Recorded data
BEGIN

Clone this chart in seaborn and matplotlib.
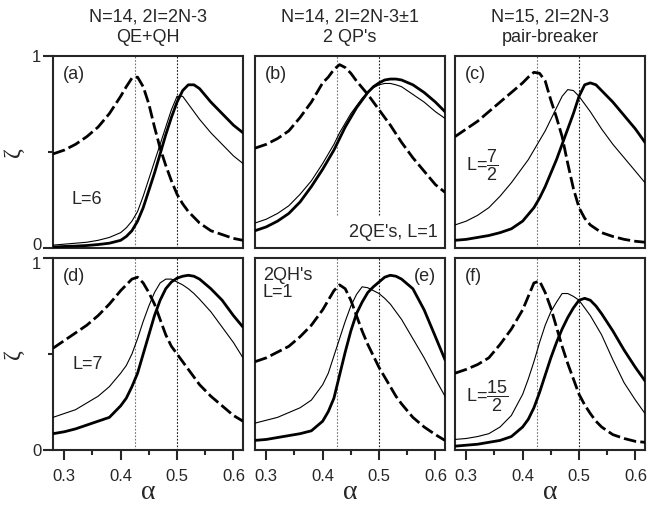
import matplotlib
matplotlib.use("Agg")
import matplotlib.pyplot as plt
from matplotlib.transforms import ScaledTranslation
import seaborn as sns
import pandas as pd

# griglia in alpha comune a tutte le curve
ALPHA = [0.28, 0.30, 0.32, 0.34, 0.36, 0.38, 0.40, 0.41, 0.42, 0.43, 0.44, 0.45, 0.46,
         0.47, 0.48, 0.49, 0.50, 0.51, 0.52, 0.53, 0.54, 0.56, 0.58, 0.60, 0.617]

# (a) N=14, QE+QH, L=6
A_DASH = [.49, .51, .54, .58, .63, .70, .79, .84, .885, .89, .84, .75, .63, .52, .43, .35, .28,
          .23, .19, .16, .13, .09, .07, .05, .04]
A_THIN = [.015, .02, .025, .03, .04, .055, .08, .105, .14, .19, .27, .36, .45, .54, .63, .72, .79,
          .79, .75, .71, .67, .60, .54, .48, .44]
A_THICK = [.005, .008, .01, .013, .018, .025, .04, .06, .09, .14, .21, .30, .39, .49, .59, .68, .76,
           .82, .85, .85, .83, .76, .70, .64, .60]

# (b) N=14, 2 QE's, L=1
B_DASH = [.52, .54, .57, .61, .68, .76, .86, .89, .93, .955, .94, .91, .87, .835, .80, .76, .72,
          .68, .64, .595, .55, .47, .40, .33, .29]
B_THIN = [.13, .15, .18, .22, .28, .35, .44, .49, .54, .60, .65, .70, .74, .78, .81, .835, .85,
          .857, .857, .85, .84, .80, .76, .71, .675]
B_THICK = [.09, .11, .14, .18, .24, .32, .41, .46, .51, .57, .63, .68, .73, .77, .81, .84, .86,
           .875, .88, .88, .875, .85, .81, .76, .71]

# (c) N=15, pair-breaker, L=7/2
C_DASH = [.58, .62, .66, .71, .76, .81, .86, .89, .915, .91, .87, .77, .68, .58, .44, .31, .21,
          .155, .12, .10, .08, .06, .045, .035, .03]
C_THIN = [.12, .14, .17, .21, .27, .34, .42, .46, .51, .56, .61, .67, .73, .79, .825, .82, .79,
          .75, .71, .665, .62, .54, .47, .40, .34]
C_THICK = [.04, .045, .055, .065, .08, .10, .14, .175, .21, .26, .32, .39, .46, .54, .62, .70, .79,
           .85, .86, .85, .82, .76, .69, .62, .55]

# (d) N=14, QE+QH, L=7
D_DASH = [.53, .57, .61, .65, .70, .76, .83, .86, .89, .90, .87, .82, .76, .68, .60, .54, .50,
          .46, .42, .38, .34, .28, .23, .18, .15]
D_THIN = [.17, .19, .21, .245, .28, .33, .40, .44, .50, .58, .67, .75, .82, .87, .89, .89, .875,
          .86, .84, .815, .785, .72, .64, .56, .48]
D_THICK = [.085, .095, .11, .13, .15, .17, .23, .27, .33, .40, .50, .60, .70, .78, .84, .875, .895,
           .905, .91, .905, .89, .84, .78, .70, .64]

# (e) N=14, 2 QH's, L=1
E_DASH = [.46, .48, .51, .54, .59, .65, .73, .78, .83, .86, .84, .78, .70, .62, .55, .49, .43,
          .38, .33, .28, .24, .17, .12, .08, .05]
E_THIN = [.14, .155, .17, .195, .22, .26, .34, .40, .49, .58, .67, .75, .81, .85, .845, .83, .815,
          .79, .76, .72, .68, .58, .48, .37, .28]
E_THICK = [.05, .055, .065, .075, .085, .10, .15, .20, .27, .39, .51, .62, .71, .77, .82, .85, .875,
           .90, .91, .905, .89, .84, .73, .59, .47]

# (f) N=15, pair-breaker, L=15/2
F_DASH = [.40, .42, .445, .48, .55, .63, .73, .80, .87, .88, .82, .74, .64, .54, .45, .37, .29,
          .235, .19, .15, .12, .08, .06, .045, .04]
F_THIN = [.055, .06, .07, .085, .12, .18, .29, .37, .46, .56, .65, .72, .77, .815, .815, .80, .78,
          .74, .70, .65, .60, .47, .35, .26, .19]
F_THICK = [.02, .025, .03, .04, .05, .07, .12, .16, .22, .30, .39, .48, .56, .63, .69, .74, .78,
           .79, .78, .75, .71, .62, .52, .43, .36]

COL_TITLES = ["N=14, 2I=2N-3\nQE+QH", "N=14, 2I=2N-3\u00b11\n2 QP's", "N=15, 2I=2N-3\npair-breaker"]
PANELS = [
    ("(a)", A_DASH, A_THIN, A_THICK),
    ("(b)", B_DASH, B_THIN, B_THICK),
    ("(c)", C_DASH, C_THIN, C_THICK),
    ("(d)", D_DASH, D_THIN, D_THICK),
    ("(e)", E_DASH, E_THIN, E_THICK),
    ("(f)", F_DASH, F_THIN, F_THICK),
]

sns.set_style("ticks")
plt.rcParams['font.family'] = ['Liberation Sans', 'DejaVu Sans']
plt.rcParams['mathtext.fontset'] = 'custom'
plt.rcParams['mathtext.rm'] = 'Liberation Sans'
plt.rcParams['mathtext.it'] = 'Liberation Sans'

W, H = 647, 508
fig = plt.figure(figsize=(W / 100, H / 100), dpi=100)

lefts = [53, 255, 455]
tops = [56, 258]
aw, ah = 190, 192

axes = []
for r in range(2):
    for c in range(3):
        ax = fig.add_axes([lefts[c] / W, (H - tops[r] - ah) / H, aw / W, ah / H])
        axes.append(ax)

for i, (ax, (lab, dash, thin, thick)) in enumerate(zip(axes, PANELS)):
    r, c = divmod(i, 3)
    df = pd.DataFrame({'alpha': ALPHA, 'dash': dash, 'thin': thin, 'thick': thick})

    # linee verticali di riferimento
    vmin = 0.17 if lab == "(b)" else 0
    ax.axvline(0.425, ymin=vmin, color='0.45', lw=0.8, ls=(0, (1.5, 1.5)), zorder=1)
    ax.axvline(0.5, ymin=vmin, color='0.1', lw=0.8, ls=(0, (1.5, 1.5)), zorder=1)

    sns.lineplot(data=df, x='alpha', y='dash', ax=ax, color='black', lw=2.0,
                 linestyle=(0, (4.5, 1.5)), zorder=3)
    sns.lineplot(data=df, x='alpha', y='thin', ax=ax, color='black', lw=0.8, zorder=3)
    sns.lineplot(data=df, x='alpha', y='thick', ax=ax, color='black', lw=2.0, zorder=3)

    ax.set_xlim(0.28, 0.617)
    ax.set_ylim(0, 1)
    for s in ax.spines.values():
        s.set_linewidth(1.5)
        s.set_visible(True)
    ax.set_xlabel('')
    ax.set_ylabel('')

    if r == 1:
        ax.set_xticks([0.3, 0.4, 0.5, 0.6])
        ax.set_xticklabels(['0.3', '0.4', '0.5', '0.6'])
        ax.set_xticks([0.35, 0.45, 0.55], minor=True)
        ax.tick_params(axis='x', which='major', length=7, width=1.5, labelsize=12, pad=7)
        ax.tick_params(axis='x', which='minor', length=3.5, width=1.5)
        ax.set_xlabel('\u03b1', fontsize=20, family='Liberation Serif', labelpad=-3)
    else:
        ax.set_xticks([])
        ax.set_title(COL_TITLES[c], fontsize=13, pad=10, linespacing=1.3)

    if c == 0:
        ax.set_yticks([0, 1])
        ax.set_yticklabels(['0', '1'])
        ax.set_yticks([0.5], minor=True)
        ax.tick_params(axis='y', which='major', length=7, width=1.5, labelsize=12, pad=1.5)
        ax.tick_params(axis='y', which='minor', length=3.5, width=1.5)
        ax.set_ylabel('\u03b6', fontsize=17, family='Liberation Serif', labelpad=6)
        # sposto un poco lo "0" sopra e l'"1" sotto fra le due righe
        shifts = [4, 0] if r == 0 else [0, -5]
        for t, dy in zip(ax.yaxis.get_major_ticks(), shifts):
            lbl = t.label1
            lbl.set_transform(lbl.get_transform() + ScaledTranslation(0, dy / 100, fig.dpi_scale_trans))
    else:
        ax.set_yticks([])

    # etichetta del pannello
    if lab == "(e)":
        ax.text(0.955, 0.95, lab, transform=ax.transAxes, ha='right', va='top', fontsize=13)
    else:
        ax.text(0.05, 0.95, lab, transform=ax.transAxes, ha='left', va='top', fontsize=13)

# testi dentro i pannelli
axes[0].text(0.312, 0.25, 'L=6', fontsize=13, va='center')
axes[1].text(0.605, 0.083, "2QE's, L=1", fontsize=13, ha='right', va='center')
axes[2].text(0.30, 0.43, r'L=$\dfrac{7}{2}$', fontsize=13, va='center')
axes[3].text(0.314, 0.445, 'L=7', fontsize=13, va='center')
axes[4].text(0.294, 0.955, "2QH's\nL=1", fontsize=13, va='top', linespacing=1.0)
axes[5].text(0.30, 0.28, r'L=$\dfrac{15}{2}$', fontsize=13, va='center')

fig.savefig('out.png', dpi=100)
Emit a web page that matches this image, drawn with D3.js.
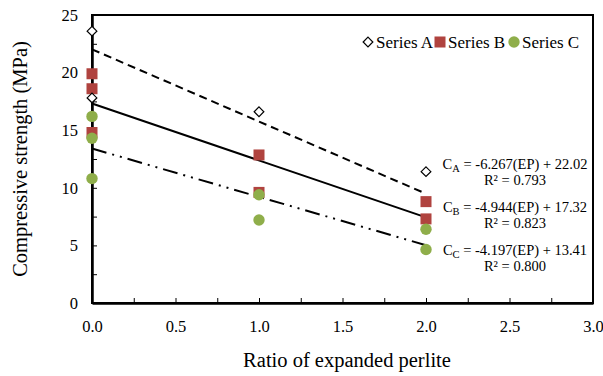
<!DOCTYPE html>
<meta charset="utf-8">
<body style="margin:0">
<div id="graph"></div>
<script src="https://cdn.jsdelivr.net/npm/d3@7"></script>
<script>

// data
var seriesNames = ['Series A', 'Series B', 'Series C'];
var ratioA = [0, 0, 1, 2],          strengthA = [23.6, 17.8, 16.6, 11.4];
var ratioB = [0, 0, 0, 1, 1, 2, 2], strengthB = [19.9, 18.6, 14.8, 12.85, 9.6, 8.8, 7.3];
var ratioC = [0, 0, 0, 1, 1, 2, 2], strengthC = [16.2, 14.3, 10.8, 9.4, 7.2, 6.4, 4.65];
var slopes = [-6.267, -4.944, -4.197];
var intercepts = [22.02, 17.32, 13.41];
var r2 = ['0.793', '0.823', '0.800'];
var subs = ['A', 'B', 'C'];
var xTicks = [0, 0.5, 1, 1.5, 2, 2.5, 3];
var yTicks = [0, 5, 10, 15, 20, 25];

var FONT = 'Liberation Serif';
var W = 603, H = 376,
    margin = {left: 92, top: 15},
    width = 593 - margin.left,
    height = 303 - margin.top;

var svg = d3.select('#graph').append('svg')
    .attr('width', W).attr('height', H);
var g = svg.append('g').attr('transform', 'translate(' + margin.left + ',' + margin.top + ')');

var x = d3.scaleLinear().domain([0, 3]).range([0, width]);
var y = d3.scaleLinear().domain([0, 25]).range([height, 0]);

// frame
g.append('rect').attr('width', width).attr('height', height)
  .attr('fill', 'none').attr('stroke', '#000').attr('stroke-width', 2);

// minor ticks
g.append('g')
  .call(d3.axisLeft(y).tickValues(d3.range(0, 25.01, 2.5)).tickSize(-5).tickFormat(''))
  .call(s => s.select('.domain').remove());
g.append('g').attr('transform', 'translate(0,' + height + ')')
  .call(d3.axisBottom(x).tickValues(d3.range(0, 3.01, 0.25)).tickSize(-5).tickFormat(''))
  .call(s => s.select('.domain').remove());

// labelled axes
var yAxis = g.append('g')
  .call(d3.axisLeft(y).tickValues(yTicks).tickSize(0).tickPadding(14).tickFormat(d3.format('d')));
yAxis.select('.domain').attr('stroke-width', 2.5);
var xAxis = g.append('g').attr('transform', 'translate(0,' + height + ')')
  .call(d3.axisBottom(x).tickValues(xTicks).tickSize(0).tickPadding(17).tickFormat(d3.format('.1f')));
xAxis.select('.domain').attr('stroke-width', 2.5);
svg.selectAll('.tick line').attr('stroke', '#000');
svg.selectAll('.domain').attr('stroke', '#000');
svg.selectAll('.tick text').attr('fill', '#000').attr('font-size', 16.5);

// trend lines
var dashes = ['8,5', null, '15,6,2,6,2,6'];
slopes.forEach(function(m, i) {
  g.append('line')
    .attr('x1', x(0)).attr('y1', y(intercepts[i]))
    .attr('x2', x(2)).attr('y2', y(intercepts[i] + 2 * m))
    .attr('stroke', '#000').attr('stroke-width', 2)
    .attr('stroke-dasharray', dashes[i]);
});

var red = '#b0433f', green = '#8fae4a';
var diamond = d3.symbol().type(d3.symbolDiamond2).size(60);

function drawA(sel) {
  sel.append('path').attr('d', diamond).attr('fill', '#fff').attr('stroke', '#000').attr('stroke-width', 1.2);
}
function drawB(sel) {
  sel.append('rect').attr('x', -5.5).attr('y', -5.5).attr('width', 11).attr('height', 11).attr('fill', red);
}
function drawC(sel) {
  sel.append('circle').attr('r', 5.7).attr('fill', green);
}

g.selectAll('g.b').data(d3.zip(ratioB, strengthB)).join('g').attr('class', 'b')
  .attr('transform', d => 'translate(' + x(d[0]) + ',' + y(d[1]) + ')').call(drawB);
g.selectAll('g.c').data(d3.zip(ratioC, strengthC)).join('g').attr('class', 'c')
  .attr('transform', d => 'translate(' + x(d[0]) + ',' + y(d[1]) + ')').call(drawC);
g.selectAll('g.a').data(d3.zip(ratioA, strengthA)).join('g').attr('class', 'a')
  .attr('transform', d => 'translate(' + x(d[0]) + ',' + y(d[1]) + ')').call(drawA);

// legend
var legX = [368, 440, 514], drawers = [drawA, drawB, drawC];
seriesNames.forEach(function(n, i) {
  var lg = svg.append('g').attr('transform', 'translate(' + legX[i] + ',42)');
  lg.call(drawers[i]);
  lg.append('text').attr('x', 8).attr('y', 6).attr('font-size', 17).text(n);
});

// equations
var eqY = [169, 212, 255];
slopes.forEach(function(m, i) {
  var t = svg.append('text').attr('x', 515).attr('y', eqY[i]).attr('text-anchor', 'middle').attr('font-size', 14.5);
  t.append('tspan').text('C');
  t.append('tspan').attr('font-size', 10.5).attr('dy', 3).text(subs[i]);
  t.append('tspan').attr('dy', -3).text(' = ' + m.toFixed(3) + '(EP) + ' + intercepts[i].toFixed(2));
  svg.append('text').attr('x', 515).attr('y', eqY[i] + 16).attr('text-anchor', 'middle').attr('font-size', 14.5)
    .text('R\u00b2 = ' + r2[i]);
});

// titles
svg.append('text').attr('x', 347).attr('y', 367).attr('text-anchor', 'middle').attr('font-size', 20.5)
  .text('Ratio of expanded perlite');
svg.append('text').attr('transform', 'translate(27,159) rotate(-90)').attr('text-anchor', 'middle').attr('font-size', 20.5)
  .text('Compressive strength (MPa)');

// serif everywhere, set on each text node
svg.selectAll('g').attr('font-family', FONT);
svg.selectAll('text').attr('font-family', FONT);

</script>
</body>
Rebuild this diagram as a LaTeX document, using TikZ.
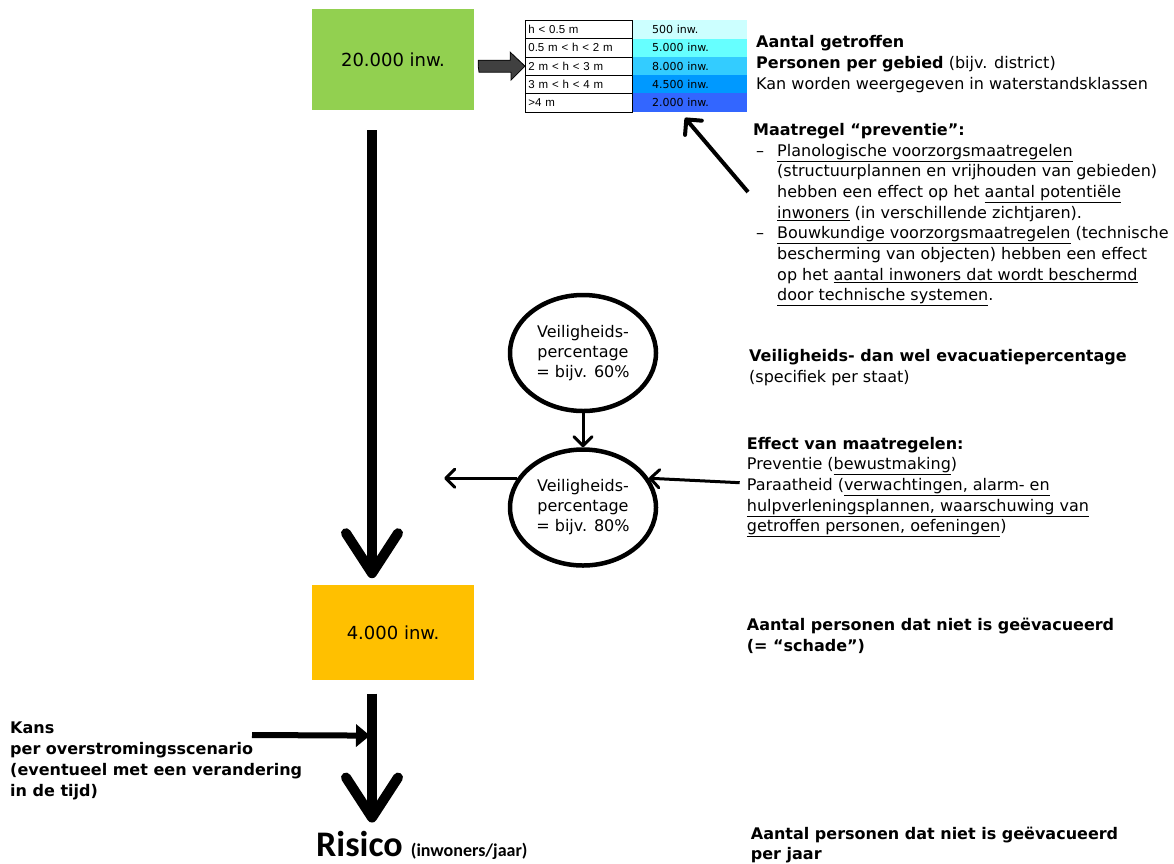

END

> _Set problem_: Copy the records above exactly, from the first line through the line containing "0.58, 0.60, 0.617]", and leave out the pictures.

> _Solution for this exercise_:
Clone this chart in seaborn and matplotlib.
import matplotlib
matplotlib.use("Agg")
import matplotlib.pyplot as plt
from matplotlib.transforms import ScaledTranslation
import seaborn as sns
import pandas as pd

# griglia in alpha comune a tutte le curve
ALPHA = [0.28, 0.30, 0.32, 0.34, 0.36, 0.38, 0.40, 0.41, 0.42, 0.43, 0.44, 0.45, 0.46,
         0.47, 0.48, 0.49, 0.50, 0.51, 0.52, 0.53, 0.54, 0.56, 0.58, 0.60, 0.617]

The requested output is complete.